# Rigorously proving $\lim_{x \to (2n+1)^+} \tan\left(\frac{\pi x} 2\right) = - \infty$

How to rigorously prove this limit? $$\lim_{x \to (2n+1)^+} \tan\left(\frac{\pi x} 2\right) = - \infty$$

My studying book used function composition and Heine definition for limits (Using sequences) to do so. But I didn't really understand the proof.
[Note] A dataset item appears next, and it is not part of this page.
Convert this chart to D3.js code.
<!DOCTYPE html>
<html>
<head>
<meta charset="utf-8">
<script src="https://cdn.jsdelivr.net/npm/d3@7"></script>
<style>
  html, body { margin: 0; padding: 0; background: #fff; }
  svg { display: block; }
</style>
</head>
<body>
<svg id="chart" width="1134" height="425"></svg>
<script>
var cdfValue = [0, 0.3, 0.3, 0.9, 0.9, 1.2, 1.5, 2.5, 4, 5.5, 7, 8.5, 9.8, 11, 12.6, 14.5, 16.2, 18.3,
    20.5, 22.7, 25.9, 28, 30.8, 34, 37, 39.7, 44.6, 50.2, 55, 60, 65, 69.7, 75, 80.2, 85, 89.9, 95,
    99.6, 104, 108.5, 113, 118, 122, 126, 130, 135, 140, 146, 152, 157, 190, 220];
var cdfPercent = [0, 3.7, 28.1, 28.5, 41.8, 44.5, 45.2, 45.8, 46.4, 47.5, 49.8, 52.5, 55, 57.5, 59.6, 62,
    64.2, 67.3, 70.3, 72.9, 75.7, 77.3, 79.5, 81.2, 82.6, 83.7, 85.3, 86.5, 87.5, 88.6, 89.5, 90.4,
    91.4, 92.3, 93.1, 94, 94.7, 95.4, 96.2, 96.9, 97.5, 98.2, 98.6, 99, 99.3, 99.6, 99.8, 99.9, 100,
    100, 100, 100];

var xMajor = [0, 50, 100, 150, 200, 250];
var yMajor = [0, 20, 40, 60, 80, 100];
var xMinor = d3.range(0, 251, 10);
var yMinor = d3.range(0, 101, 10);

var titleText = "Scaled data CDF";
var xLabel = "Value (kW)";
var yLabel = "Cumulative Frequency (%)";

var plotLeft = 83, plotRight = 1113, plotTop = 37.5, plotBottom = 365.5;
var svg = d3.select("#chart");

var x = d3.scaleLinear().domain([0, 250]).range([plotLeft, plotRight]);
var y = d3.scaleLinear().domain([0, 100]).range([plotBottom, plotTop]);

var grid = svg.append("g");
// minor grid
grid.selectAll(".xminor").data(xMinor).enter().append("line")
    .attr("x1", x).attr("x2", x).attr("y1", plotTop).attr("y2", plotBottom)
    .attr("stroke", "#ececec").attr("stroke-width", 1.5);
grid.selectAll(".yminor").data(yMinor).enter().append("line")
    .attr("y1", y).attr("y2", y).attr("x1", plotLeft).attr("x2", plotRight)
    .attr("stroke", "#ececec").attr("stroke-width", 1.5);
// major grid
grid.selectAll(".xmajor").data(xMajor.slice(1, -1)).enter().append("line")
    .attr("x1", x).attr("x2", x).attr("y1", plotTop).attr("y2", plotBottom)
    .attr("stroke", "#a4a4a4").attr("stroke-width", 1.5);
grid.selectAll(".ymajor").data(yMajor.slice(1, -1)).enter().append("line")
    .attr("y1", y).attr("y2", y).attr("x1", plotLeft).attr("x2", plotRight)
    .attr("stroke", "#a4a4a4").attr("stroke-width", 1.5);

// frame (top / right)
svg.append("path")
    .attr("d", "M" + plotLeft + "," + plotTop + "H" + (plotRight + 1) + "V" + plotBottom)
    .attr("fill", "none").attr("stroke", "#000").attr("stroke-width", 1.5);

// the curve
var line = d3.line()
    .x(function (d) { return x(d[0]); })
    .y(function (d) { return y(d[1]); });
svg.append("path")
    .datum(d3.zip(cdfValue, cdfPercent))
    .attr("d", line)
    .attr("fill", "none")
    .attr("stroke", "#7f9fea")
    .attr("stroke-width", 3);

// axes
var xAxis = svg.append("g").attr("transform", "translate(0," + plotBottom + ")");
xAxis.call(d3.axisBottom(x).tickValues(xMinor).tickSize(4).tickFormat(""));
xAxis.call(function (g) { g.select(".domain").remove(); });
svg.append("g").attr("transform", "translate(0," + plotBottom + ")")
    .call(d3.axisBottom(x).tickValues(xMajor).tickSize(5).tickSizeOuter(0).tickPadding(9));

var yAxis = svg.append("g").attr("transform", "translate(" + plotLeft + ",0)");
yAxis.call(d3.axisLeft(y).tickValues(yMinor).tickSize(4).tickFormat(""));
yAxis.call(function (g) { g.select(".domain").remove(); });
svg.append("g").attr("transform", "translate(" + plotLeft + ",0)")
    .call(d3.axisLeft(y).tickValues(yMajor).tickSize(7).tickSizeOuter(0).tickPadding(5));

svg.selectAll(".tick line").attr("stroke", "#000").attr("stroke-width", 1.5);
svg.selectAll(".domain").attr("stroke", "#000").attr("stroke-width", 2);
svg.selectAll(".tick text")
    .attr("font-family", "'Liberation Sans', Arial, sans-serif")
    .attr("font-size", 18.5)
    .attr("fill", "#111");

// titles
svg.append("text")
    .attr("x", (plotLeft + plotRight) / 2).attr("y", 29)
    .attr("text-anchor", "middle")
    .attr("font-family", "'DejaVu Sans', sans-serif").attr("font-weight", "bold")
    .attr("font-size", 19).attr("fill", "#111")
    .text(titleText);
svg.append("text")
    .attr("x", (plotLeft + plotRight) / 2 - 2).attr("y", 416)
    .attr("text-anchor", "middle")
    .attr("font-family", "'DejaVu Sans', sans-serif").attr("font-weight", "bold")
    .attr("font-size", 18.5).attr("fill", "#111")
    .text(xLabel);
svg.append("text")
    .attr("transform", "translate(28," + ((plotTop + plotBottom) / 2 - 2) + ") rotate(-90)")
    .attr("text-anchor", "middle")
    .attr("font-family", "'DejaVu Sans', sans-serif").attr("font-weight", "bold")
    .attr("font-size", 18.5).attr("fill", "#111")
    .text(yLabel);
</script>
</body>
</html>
How can I prove this in a rigorous way?

Since:

• $$\displaystyle\tan\left(\frac{\pi x}2\right)=\frac{\sin\left(\frac{\pi x}2\right)}{\cos\left(\frac{\pi x}2\right)}$$;
• $$\displaystyle\lim_{x\to(2n+1)^+}\sin\left(\frac{\pi x}2\right)=\begin{cases}1&\text{ if n is even}\\-1&\text{ if n is odd;}\end{cases}$$
• if $$x$$ is close to and greater than $$2n+1$$, then $$\displaystyle\cos\left(\frac{\pi x}2\right)\begin{cases}>0&\text{ if n is even}\\<0&\text{ if n is odd}\end{cases}$$

you have$$\lim_{x\to(2n+1)^+}\tan\left(\frac{\pi x}2\right)=-\infty.$$

As $$f(x)= \tan\left(\frac{\pi x} 2\right)$$ is a periodic function of period $$2$$, the limit is equal to

$$\lim_{x \to 1^+} \tan\left(\frac{\pi x} 2\right).$$

And

$$\lim_{x \to 1^+} \sin\left(\frac{\pi x} 2\right)=1$$ while $$\lim_{x \to 1^+} \cos\left(\frac{\pi x} 2\right)=0$$ by taking only negative values in the interval $$(1,2)$$.

This provides the expected limit.